Encerramos esta série sobre as cordas com dois dos maiores músicos do século XX.
O sitarista Ravi Shankar (1920-2012) dispensa apresentações, até porque já foi devidamente apresentado aqui no PQP Bach e fará (a julgar pelo grande número de downloads) muitas outras aparições por aqui. Ali Akbar Khan foi o maior mestre moderno do sarod -espécie de alaúde indiano, que tem as mesmas 18 ou 19 cordas do oud persa (e como vocês são espertos, já tiveram o clique: oud – al-oud – alaúde), embora tanto Khan quanto Shankar modestamente atribuíssem esta distinção, e também a de maior músico que jamais existiu, ao legendário Allauddin Khan (1862-1972), pai do primeiro e guru do segundo. A doçura solene do sarod e o timbre lisérgico do sitargarantem, a despeito da qualidade subótima de gravação, um dos mais eletrizantes álbuns de toda a música.
RAGAS – RAVI SHANKAR – ALI AKBAR KHAN
01 – Raga Palas Kafi
02 – Raga Bilashkani Todi
Ali Akbar Khan, sarod Ravi Shankar, sitar Kanall Dutta, tabla
Nodu Mullick e Ashish Kumar, tamboura
03 – Raga Ramdas Malhar
04 – Raga Malika
Ali Akbar Khan, sarod
Tabla e tamboura – músicos não-creditados
A parceria entre os gigantes Menuhin e Shankar, iniciada a convite do primeiro no Festival de Bath de 1966, resultou numa amizade que duraria até o final de suas vidas e em três bem-sucedidos álbuns que foram condensados neste volume que ora lhes apresento.
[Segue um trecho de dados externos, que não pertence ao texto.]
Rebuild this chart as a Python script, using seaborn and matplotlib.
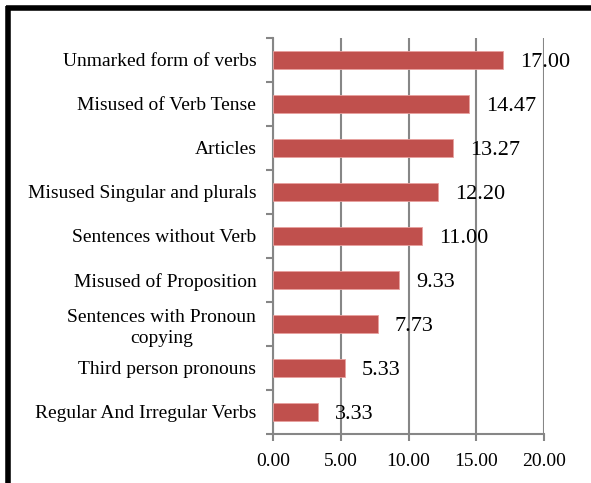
import matplotlib
matplotlib.use("Agg")
import matplotlib.pyplot as plt
import seaborn as sns
import numpy as np
import pandas as pd
from matplotlib.lines import Line2D
from matplotlib.ticker import FormatStrFormatter, FixedLocator

categories = [
    "Unmarked form of verbs",
    "Misused of Verb Tense",
    "Articles",
    "Misused Singular and plurals",
    "Sentences without Verb",
    "Misused of Proposition",
    "Sentences with Pronoun\ncopying",
    "Third person pronouns",
    "Regular And Irregular Verbs",
]
values = [17.00, 14.47, 13.27, 12.20, 11.00, 9.33, 7.73, 5.33, 3.33]
xticks = [0, 5, 10, 15, 20]

sns.set_theme(style="white")
plt.rcParams["font.family"] = ["Liberation Serif", "DejaVu Serif"]

df = pd.DataFrame({"category": categories, "value": values})

fig = plt.figure(figsize=(5.91, 4.83), dpi=100)
ax = fig.add_axes([273/591, 1-434/483, (544-273)/591, (434-38)/483])

sns.barplot(data=df, x="value", y="category", order=categories, orient="h",
            color="#C0504D", saturation=1, width=0.4, ax=ax,
            edgecolor="#E8A09E", linewidth=0.6, zorder=3)

ax.set_xlim(0, 20)
ax.set_ylim(len(categories) - 0.5, -0.5)
ax.xaxis.set_major_locator(FixedLocator(xticks))
ax.xaxis.set_major_formatter(FormatStrFormatter("%.2f"))
ax.set_xlabel("")
ax.set_ylabel("")

gray = "#868686"
ax.grid(axis="x", color=gray, linewidth=1.5, zorder=0)
ax.set_axisbelow(True)
for s in ["top", "right"]:
    ax.spines[s].set_visible(False)
for s in ["left", "bottom"]:
    ax.spines[s].set_color(gray)
    ax.spines[s].set_linewidth(1.5)

ax.tick_params(axis="x", which="major", direction="out", length=5, width=1.5,
               color=gray, labelsize=14, pad=8.5, labelcolor="black", bottom=True)
ax.set_yticks(np.arange(len(categories)), categories,
              multialignment="center", linespacing=1.3)
ax.tick_params(axis="y", which="major", length=0, labelsize=14, pad=12,
               labelcolor="black")
ax.yaxis.set_minor_locator(FixedLocator(np.arange(-0.5, len(categories), 1.0)))
ax.tick_params(axis="y", which="minor", direction="out", length=5, width=1.5,
               color=gray, left=True)

for i, v in enumerate(values):
    ax.text(v + 1.25, i + 0.05, f"{v:.2f}", va="center", ha="left",
            fontsize=16, color="black", zorder=5)

# border frame
fig.add_artist(Line2D([6/591, 1.0], [1-8/483, 1-8/483], color="black",
                      linewidth=4, solid_capstyle="butt",
                      transform=fig.transFigure))
fig.add_artist(Line2D([8/591, 8/591], [0.0, 1-6/483], color="black",
                      linewidth=4, solid_capstyle="butt",
                      transform=fig.transFigure))

fig.savefig("out.png", dpi=100)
Já defendi em outra postagem a divulgação de música clássica de outras paragens, lançando mão das palavras do colega Ranulfus: “uma das coisas que me motivam na colaboração no blog é tentar demonstrar o quanto nosso conceito de ‘clássico’ pode ser justificadamente expandido para além das suas fronteiras tradicionais (no fundo etnocêntricas), e isso com criações autênticas, não com adaptações tipo ‘transcrições de canções populares para orquestra’.”.
A música clássica indiana, com seus instrumentos peculiares, os microtons (shrutis), sua intensa verve e o caráter improvisatório superposto às estritas definições de raga e tala, às quais voltaremos algum dia, pode trazer dificuldades a ouvidos pouco acostumados a ela. A ilustre presença de Lord Menuhin, aqui muito reverente à arte que busca integrar à sua própria, talvez facilite um pouco a introdução de vós outros a este novo planeta musical. Para quem estranha a presença de violino no conjunto de virtuoses indianos, digo que este instrumento, com o mesmíssimo feitio, mas com afinação e sob técnica muito diferentes, é usado há já alguns séculos na Índia para fazer música, ainda que, para isso, seja apoiado entre o ombro esquerdo e o pé direito do executante.
Convido os leitores-ouvintes à apreciação do rico som do sitar, da habilidade de Shankar na improvisação e, especialmente, das intervenções daquele que é considerado por muitos o maior percussionista que já existiu – Alla Rakha, mestre supremo da tabla.
Estas gravações históricas marcaram não só a primeira colaboração entre um músico indiano e um grande nome da música ocidental, como também lançaram a carreira de Shankar no Ocidente, onde se tornaria figurinha fácil nas grandes salas de concertos e influenciaria George Harrison e o som dos Beatles. Conquistou, entre seus pares, a reputação de um dos maiores músicos vivos e, ao morrer em 2012, virou uma lenda – não sem antes deixar para o mundo as maravilhosas filhas Anoushka Shankar e Norah Jones, duas estrelas da música, cada qual em sua própria vertente.
Espero que este grande encontro de notáveis deixe com as senhoras e senhores um sabor de “quero mais” que torne bem-vindo, noutras ocasiões, o que de mais eu lhes trouxer da riquíssima música daquele subcontinente.